While it can be tempting to use the same old familiar font over and over again, why not freshen up that company newsletter, PowerPoint, or memo with a fresh, new, and best of all, FREE font? While some prefer to stick with the typical fonts pre-installed on your computer, others are unaware of the free ones just waiting to be used! Now don’t go crazy. Just because they are free doesn’t mean you should use them without any additional thought. That’s why I’m here! I have hand-picked eight beautiful fonts for replacing those old crusty fonts like Times New Roman you have been using since the dawn of time. In addition, I will be showing you how and where it’s appropriate to use these fonts. Let’s get started!
USES – A nice sans serif font easy to read and perfect for body text. Very clean. Can be used as a webfont and desktop font. 18 styles in this family!
REPLACES – Arial, Helvetica
So, you want a unique header font. Before you highlight and select that old Brush Script designed back in 1942, why not try something different?
USES – A fun and playful script font. Perfect for headers and titles. Perhaps use in combination with Lato as the body text.
REPLACES – Brush Script
STOP! DON’T YOU DARE REACH FOR COMIC SANS! I get it: You want to use a font that is laid-back, playful, fun, and informal, but I beg you: please do not use Comic Sans! Think I’m being overly dramatic? I’m not. Comic Sans is infamous! There are websites devoted solely to its downfall (bancomicsans.com and comicsanscriminal.com) where you are asked to pledge never to use the font.
USES – A fun and playful script font. Perfect for headers and titles. Perhaps use in combination with Lato as the body text. All caps font.

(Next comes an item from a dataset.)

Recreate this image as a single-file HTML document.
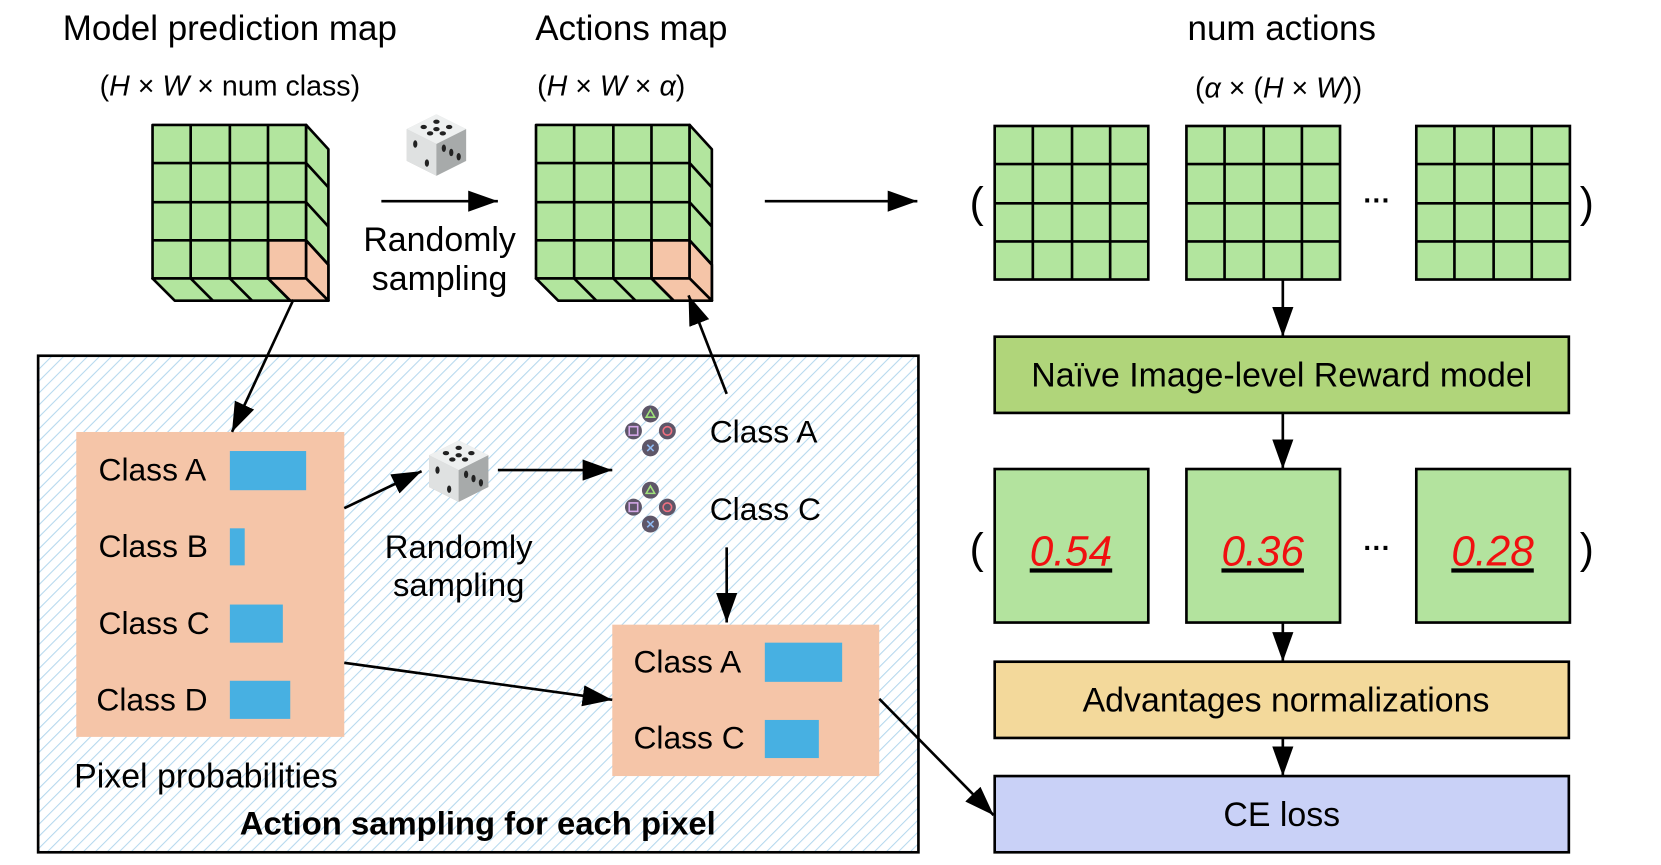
<!DOCTYPE html><html><head><meta charset="utf-8"><style>html,body{margin:0;padding:0;background:#fff}svg{display:block}text{font-family:"Liberation Sans",sans-serif;fill:#000}</style></head><body>
<svg width="1661" height="865" viewBox="0 0 1568 817" preserveAspectRatio="none" xmlns="http://www.w3.org/2000/svg">
<defs>
<pattern id="h" width="8" height="8" patternUnits="userSpaceOnUse" patternTransform="rotate(45)"><rect width="8" height="8" fill="#fff"/><line x1="0" y1="0" x2="0" y2="8" stroke="#b5d8ee" stroke-width="2"/></pattern>
<marker id="b" viewBox="0 0 10 10" refX="10" refY="5" markerWidth="28" markerHeight="20" markerUnits="userSpaceOnUse" orient="auto" preserveAspectRatio="none"><path d="M0,0L10,5L0,10z"/></marker>
<g id="dice">
<path d="M-28,-16 L0,-30 L28,-16 L28,14 L0,28 L-28,14Z" fill="#bfc1c1"/>
<path d="M-28,-16 L0,-30 L28,-16 L0,-2Z" fill="#eef0f0"/>
<path d="M-28,-16 L0,-2 L0,28 L-28,14Z" fill="#dfe1e1"/>
<path d="M0,-2 L28,-16 L28,14 L0,28Z" fill="#a7aaaa"/>
<g fill="#222"><ellipse cx="-12" cy="-18" rx="3" ry="2"/><ellipse cx="0" cy="-23" rx="3" ry="2"/><ellipse cx="12" cy="-18" rx="3" ry="2"/><ellipse cx="-6" cy="-12" rx="3" ry="2"/><ellipse cx="6" cy="-12" rx="3" ry="2"/><ellipse cx="0" cy="-16" rx="3" ry="2"/>
<ellipse cx="-20" cy="-2" rx="2" ry="3.5"/><ellipse cx="-9" cy="16" rx="2" ry="3.5"/>
<ellipse cx="7" cy="2" rx="2" ry="3.5"/><ellipse cx="14" cy="6" rx="2" ry="3.5"/><ellipse cx="21" cy="10" rx="2" ry="3.5"/></g>
</g>
<g id="pad">
<circle cx="0" cy="-16" r="8" fill="#5e5668"/><path d="M-4,-13 L0,-20 L4,-13Z" fill="none" stroke="#9fe07a" stroke-width="1.5"/>
<circle cx="-16" cy="0" r="8" fill="#5e5668"/><rect x="-20" y="-4" width="8" height="8" fill="none" stroke="#d4a8e8" stroke-width="1.5"/>
<circle cx="16" cy="0" r="8" fill="#5e5668"/><circle cx="16" cy="0" r="4" fill="none" stroke="#f07080" stroke-width="1.5"/>
<circle cx="0" cy="16" r="8" fill="#5e5668"/><path d="M-3,13 L3,19 M3,13 L-3,19" stroke="#8fb8f0" stroke-width="1.5"/>
</g>
<g id="cube" stroke="#000" stroke-width="2.5" stroke-linejoin="round">
<rect x="0" y="0" width="145" height="145" fill="#b2e59e"/>
<path d="M145,0 L166,23 L166,166 L145,145Z" fill="#b2e59e"/>
<path d="M0,145 L145,145 L166,166 L21,166Z" fill="#b2e59e"/>
<rect x="109" y="109" width="36" height="36" fill="#f5c5a8"/>
<path d="M145,109 L166,132 L166,166 L145,145Z" fill="#f5c5a8"/>
<path d="M109,145 L145,145 L166,166 L130,166Z" fill="#f5c5a8"/>
<path d="M36,0V145M73,0V145M109,0V145M0,36H145M0,73H145M0,109H145M145,36L166,59M145,73L166,96M145,109L166,132M36,145L57,166M73,145L94,166M109,145L130,166" fill="none"/>
</g>
<g id="grid" stroke="#000" stroke-width="2.5"><rect x="0" y="0" width="145" height="145" fill="#b2e59e"/><path d="M36,0V145M73,0V145M109,0V145M0,36H145M0,73H145M0,109H145" fill="none"/></g>
</defs>

<text x="217" y="38" font-size="33" text-anchor="middle">Model prediction map</text>
<text x="217" y="90" font-size="27" text-anchor="middle" font-family="Liberation Serif">(<tspan font-style="italic">H</tspan> × <tspan font-style="italic">W</tspan> × num class)</text>
<text x="596" y="38" font-size="33" text-anchor="middle">Actions map</text>
<text x="577" y="90" font-size="27" text-anchor="middle" font-family="Liberation Serif">(<tspan font-style="italic">H</tspan> × <tspan font-style="italic">W</tspan> × <tspan font-style="italic">α</tspan>)</text>
<text x="1210" y="38" font-size="33" text-anchor="middle">num actions</text>
<text x="1207" y="92" font-size="27" text-anchor="middle" font-family="Liberation Serif">(<tspan font-style="italic">α</tspan> × (<tspan font-style="italic">H</tspan> × <tspan font-style="italic">W</tspan>))</text>

<use href="#cube" x="144" y="118"/>
<use href="#cube" x="506" y="118"/>
<use href="#dice" x="412" y="138"/>
<line x1="360" y1="190" x2="470" y2="190" stroke="#000" stroke-width="2.5" marker-end="url(#b)"/>
<text x="415" y="237" font-size="32" text-anchor="middle">Randomly</text>
<text x="415" y="274" font-size="32" text-anchor="middle">sampling</text>
<line x1="722" y1="190" x2="866" y2="190" stroke="#000" stroke-width="2.5" marker-end="url(#b)"/>

<use href="#grid" x="939" y="119"/><use href="#grid" x="1120" y="119"/><use href="#grid" x="1337" y="119"/>
<text x="922" y="205" font-size="40" text-anchor="middle">(</text><text x="1498" y="205" font-size="40" text-anchor="middle">)</text>
<text x="1300" y="198" font-size="26" text-anchor="middle" font-weight="bold">···</text>
<line x1="1211" y1="264" x2="1211" y2="318" stroke="#000" stroke-width="2.5" marker-end="url(#b)"/>
<rect x="939" y="318" width="542" height="72" fill="#b0d57a" stroke="#000" stroke-width="2.5"/>
<text x="1210" y="365" font-size="32" text-anchor="middle">Naïve Image-level Reward model</text>
<line x1="1211" y1="390" x2="1211" y2="443" stroke="#000" stroke-width="2.5" marker-end="url(#b)"/>
<g fill="#b3e39e" stroke="#000" stroke-width="2.5"><rect x="939" y="443" width="145" height="145"/><rect x="1120" y="443" width="145" height="145"/><rect x="1337" y="443" width="145" height="145"/></g>
<g font-size="40" font-style="italic" text-anchor="middle" text-decoration="underline"><text x="1011" y="534" style="fill:#f01010">0.54</text><text x="1192" y="534" style="fill:#f01010">0.36</text><text x="1409" y="534" style="fill:#f01010">0.28</text></g>
<text x="922" y="532" font-size="40" text-anchor="middle">(</text><text x="1498" y="532" font-size="40" text-anchor="middle">)</text>
<text x="1300" y="526" font-size="26" text-anchor="middle" font-weight="bold">···</text>
<line x1="1211" y1="588" x2="1211" y2="625" stroke="#000" stroke-width="2.5" marker-end="url(#b)"/>
<rect x="939" y="625" width="542" height="72" fill="#f3d99b" stroke="#000" stroke-width="2.5"/>
<text x="1214" y="672" font-size="32" text-anchor="middle">Advantages normalizations</text>
<line x1="1211" y1="697" x2="1211" y2="733" stroke="#000" stroke-width="2.5" marker-end="url(#b)"/>
<rect x="939" y="733" width="542" height="72" fill="#c9d1f7" stroke="#000" stroke-width="2.5"/>
<text x="1210" y="780" font-size="32" text-anchor="middle">CE loss</text>

<rect x="36" y="336" width="831" height="469" fill="url(#h)" stroke="#000" stroke-width="2.5"/>
<rect x="72" y="408" width="253" height="288" fill="#f5c5a8"/>
<g font-size="30"><text x="93" y="454">Class A</text><text x="93" y="526">Class B</text><text x="93" y="599">Class C</text><text x="91" y="671">Class D</text></g>
<g fill="#47b0e2"><rect x="217" y="426" width="72" height="37"/><rect x="217" y="499" width="14" height="35"/><rect x="217" y="571" width="50" height="36"/><rect x="217" y="643" width="57" height="36"/></g>
<text x="70" y="744" font-size="32">Pixel probabilities</text>
<text x="451" y="788" font-size="31" font-weight="bold" text-anchor="middle">Action sampling for each pixel</text>
<use href="#dice" x="433" y="446"/>
<line x1="325" y1="480" x2="398" y2="445" stroke="#000" stroke-width="2.5" marker-end="url(#b)"/>
<line x1="470" y1="444" x2="578" y2="444" stroke="#000" stroke-width="2.5" marker-end="url(#b)"/>
<text x="433" y="527" font-size="31" text-anchor="middle">Randomly</text>
<text x="433" y="563" font-size="31" text-anchor="middle">sampling</text>
<use href="#pad" x="614" y="407"/><use href="#pad" x="614" y="479"/>
<text x="670" y="418" font-size="30">Class A</text><text x="670" y="491" font-size="30">Class C</text>
<line x1="686" y1="372" x2="650" y2="279" stroke="#000" stroke-width="2.5" marker-end="url(#b)"/>
<line x1="686" y1="517" x2="686" y2="588" stroke="#000" stroke-width="2.5" marker-end="url(#b)"/>
<line x1="277" y1="283" x2="219" y2="408" stroke="#000" stroke-width="2.5" marker-end="url(#b)"/>
<rect x="578" y="590" width="252" height="143" fill="#f5c5a8"/>
<text x="598" y="635" font-size="30">Class A</text><text x="598" y="707" font-size="30">Class C</text>
<rect x="722" y="607" width="73" height="37" fill="#47b0e2"/><rect x="722" y="680" width="51" height="36" fill="#47b0e2"/>
<line x1="325" y1="626" x2="578" y2="661" stroke="#000" stroke-width="2.5" marker-end="url(#b)"/>
<line x1="830" y1="660" x2="938" y2="770" stroke="#000" stroke-width="2.5" marker-end="url(#b)"/>
</svg>
</body></html>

REPLACES – Comic Sans, Bradley Hand
Next, we address the replacement of an age-old font called Papyrus. You really want to give your flyer that feel of antiquity, and Papyrus looks historical and ancient. Let me suggest Aquiline Two instead. It’s a nice script font with a colonial feel. If you think it might be a little too much, try Uglyqua or Landliebe. These are two other fonts that have that ‘old world’ feel.
USES – A formal elegant script font best used for headers and titles.
REPLACES – Papyrus, Bradley Hand
I get why you love Trajan: You want a font that is ‘Large and in Charge,’ that says, “I’m professional, I’m timeless, I’m business-y, I’m strong! I look like Caesar himself hand-picked me as his go-to font!” Well, why not give Cinzel a try? It comes in 6 different weights!
USES – A strong serif font that means business! Great for headers and titles.
REPLACES – Trajan
Ah yes, Times New Roman. This is the standard font we’ve all come to know. You may not notice a huge difference in changing out this old font, but trust me, this subtle change packs quite a punch. There are many great alternatives to this font, but here are a few of my favorites: Source Serif Pro (8 styles), Crimson Text (6 Styles), and Merriweather ( 8 styles).
USES – Serif fonts that are easy to read. Perfect for body text.
REPLACES – Times New Roman
So, there you have it! Now get out there and give them a try. Mix and match the different header/title fonts with some of these alternative body fonts. Who knows? You may find yourself falling in love with one of these combinations.